By John Richardson
China petrochemical and polymer price spreads over naphtha feedstock costs will rebound over the next few weeks as a result of events at the G2o meeting in Japan. The US has agreed to resume trade talks with China and pause on imposing any more tariffs on Chinese goods.
Buyers of petrochemicals and polymers will be a little more willing to build inventories in some value chains where overstocking isn’t a problem. Producers will as a result gain a little more pricing power.
The improvement in spreads will act as a further reminder that spread analysis remains the single best means of gauging the health of the petrochemicals industry.
But we are not out of the woods yet. Far from it. To stretch the old cliché further, we have only just walked past the first few trees as we enter a new era of great power competition.
The US and China are still locked in geopolitical disputes over for issues such as China’s increased presence in South China Sea.
President Trump surprised everybody during the G20 by reversing course on the ban on US companies selling products and services to the Chinese tech giant, Huawei. But that’s gone down badly with hard line Senators. His promise to Xi may not get Congress approval.
This tells us that despite the pause for breath in the trade war the US and China remain on course for a Cold War and a war over access to technology.
As for the trade war, US tariffs on $200bn of Chinese imports remain in place, as do Chinese tariffs on US imports including a range of petrochemicals and polymers such as methanol, ethylene glycols, HDPE, LLDPE and PP.
Only a brief recovery in spreads
Because this is only a pause for breath in the trade war and because, as I said, we still face a Cold War and a technology war, I cannot see a big recovery in “big ticket” or expensive goods in China such as autos.
“Why would anybody suddenly want to go out and buy a car, let alone a new house, when they know the US President could so easily change his mind? I don’t see any recovery in demand as long as the tensions between the US and China remain,” said a Shanghai-based executive with a polyolefins producer.
The weak Chinese consumer markets are not just the result of the US and China trade tensions. The availability of credit in China remains constrained as the Chinese government continues its battle against bad debt
So expect the recovery in spreads of Chinese pricing over naphtha to quickly fade away as petrochemicals buyers realise that real demand hasn’t recovered. Spreads for key products such as benzene, mono-ethylene glycol and PE will quickly return to multi-year lows.
PP demand growth at just 2%
The latest China Customs department PP import data and our latest estimates of local production show that apparent demand growth (net imports plus local production) grew by just 2% in January-May 2019 on a year-on-year basis.
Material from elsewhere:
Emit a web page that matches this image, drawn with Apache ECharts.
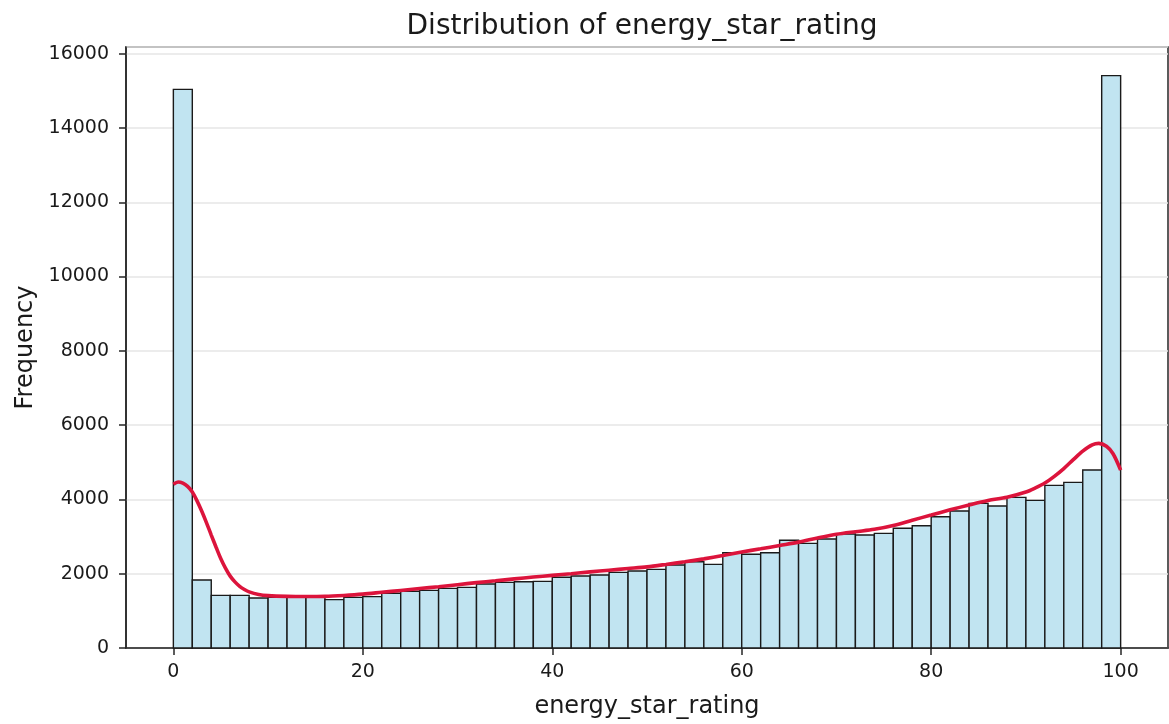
<!DOCTYPE html>
<html>
<head>
<meta charset="utf-8">
<title>Distribution of energy_star_rating</title>
<script src="https://cdn.jsdelivr.net/npm/echarts@6/dist/echarts.min.js"></script>
<style>
  html, body { margin: 0; padding: 0; background: #ffffff; }
  #chart { width: 1169px; height: 724px; }
</style>
</head>
<body>
<div id="chart"></div>
<script>
// Histogram bins: 50 bins of width 2 covering 0..100
const BIN_START = 0;
const BIN_WIDTH = 2;
const binCounts = [
  15040, 1830, 1418, 1418, 1346, 1364, 1364, 1364, 1301, 1364,
  1382, 1472, 1526, 1552, 1606, 1633, 1723, 1768, 1785, 1795,
  1903, 1938, 1965, 2037, 2073, 2118, 2234, 2324, 2252, 2566,
  2522, 2566, 2899, 2818, 2934, 3069, 3042, 3087, 3222, 3293,
  3535, 3688, 3894, 3823, 4056, 3975, 4379, 4460, 4792, 15410
];

// Kernel density estimate, scaled to counts
const kdeX = [0, 0.5, 1, 1.5, 2, 2.5, 3, 3.5, 4, 4.5, 5, 5.5, 6, 6.5, 7, 7.5, 8, 9, 10,
  12, 14, 16, 18, 20, 22, 24, 26, 28, 30, 32, 34, 36, 38, 40, 42, 44, 46, 48, 50,
  52, 54, 56, 58, 60, 62, 64, 66, 68, 70, 72, 74, 76, 78, 80, 82, 84, 86, 88, 90,
  91, 92, 93, 94, 95, 96, 97, 97.7, 98.5, 99.2, 100];
const kdeY = [4410, 4470, 4440, 4350, 4200, 3960, 3680, 3370, 3040, 2720, 2410, 2150, 1935, 1780, 1660, 1575, 1510, 1440, 1410,
  1390, 1385, 1390, 1415, 1450, 1500, 1550, 1600, 1650, 1705, 1760, 1810, 1860, 1910, 1955, 2000, 2050, 2095, 2140, 2185,
  2250, 2320, 2400, 2490, 2585, 2670, 2760, 2850, 2960, 3060, 3130, 3195, 3300, 3440, 3580, 3720, 3850, 3970, 4060, 4200,
  4310, 4440, 4620, 4830, 5070, 5300, 5470, 5510, 5430, 5230, 4790];

// Axis ticks
const xTicks = [0, 20, 40, 60, 80, 100];
const Y_MAX = 16180;
const Y_STEP = 2000;

const FONT = 'DejaVu Sans';
const INK = '#1a1a1a';
const SPINE = '#262626';

const histData = binCounts.map((c, i) => [BIN_START + i * BIN_WIDTH, BIN_START + (i + 1) * BIN_WIDTH, c]);
const kdeData = kdeX.map((x, i) => [x, kdeY[i]]);

const chart = echarts.init(document.getElementById('chart'), null, { renderer: 'canvas' });

chart.setOption({
  backgroundColor: '#ffffff',
  animation: false,
  title: {
    text: 'Distribution of energy_star_rating',
    left: 637,
    top: 8,
    textAlign: 'center',
    textStyle: { fontFamily: FONT, fontSize: 28, fontWeight: 'normal', color: INK }
  },
  grid: {
    left: 126, right: 1, top: 47, bottom: 76,
    show: true, borderColor: SPINE, borderWidth: 1.5, backgroundColor: 'transparent'
  },
  xAxis: {
    type: 'value',
    min: -5,
    max: 105,
    name: 'energy_star_rating',
    nameLocation: 'middle',
    nameGap: 47,
    nameTextStyle: { fontFamily: FONT, fontSize: 24, color: INK },
    axisLine: { show: true, onZero: false, lineStyle: { color: SPINE, width: 1.5 } },
    axisTick: { show: true, inside: false, length: 7, customValues: xTicks, lineStyle: { color: SPINE, width: 1.5 } },
    axisLabel: { customValues: xTicks, margin: 15, fontFamily: FONT, fontSize: 19, color: INK },
    splitLine: { show: false }
  },
  yAxis: {
    type: 'value',
    min: 0,
    max: Y_MAX,
    interval: Y_STEP,
    name: 'Frequency',
    nameLocation: 'middle',
    nameGap: 88,
    nameTextStyle: { fontFamily: FONT, fontSize: 24, color: INK },
    axisLine: { show: true, onZero: false, lineStyle: { color: SPINE, width: 1.5 } },
    axisTick: { show: true, inside: false, length: 7, lineStyle: { color: SPINE, width: 1.5 } },
    axisLabel: {
      margin: 17, fontFamily: FONT, fontSize: 19, color: INK,
      showMaxLabel: false,
      formatter: v => String(v)
    },
    splitLine: { show: true, lineStyle: { color: '#e6e6e6', width: 1.5 } }
  },
  series: [
    {
      type: 'custom',
      name: 'count',
      data: histData,
      encode: { x: [0, 1], y: 2 },
      z: 2,
      renderItem: function (params, api) {
        const top = api.coord([api.value(0), api.value(2)]);
        const base = api.coord([api.value(1), 0]);
        return {
          type: 'rect',
          shape: { x: top[0], y: top[1], width: base[0] - top[0], height: base[1] - top[1] },
          style: { fill: '#c1e4f1', stroke: '#1a1a1a', lineWidth: 1.4 }
        };
      }
    },
    {
      type: 'line',
      name: 'kde',
      data: kdeData,
      smooth: 0.3,
      showSymbol: false,
      z: 3,
      lineStyle: { color: '#dc143c', width: 3.6 }
    }
  ]
});
</script>
</body>
</html>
A fall in May imports over April and a downward revision of our estimates for local production are behind the fall to just 2% growth compared with 6% growth in the January-April period.
If 2% ended up being full-year growth, and I see this as perfectly possible, consumption would be around 1.4m tonnes less than our base case forecast in the ICIS Supply & Demand Database. Two per cent would also be the lowest annual growth since 2012.
As later blog posts will detail, it is the same pattern in acrylonitrile butadiene styrene, expandable polystyrene and styrene butadiene styrene. January-May demand growth remained low with no realistic prospects of major recoveries.
This is not the end of the world as Chinese demand growth is still positive and will remain positive in 2019 and 2020. But for those companies that have added capacity on assumptions of much higher growth, it might end up feeling a little like the end of the world.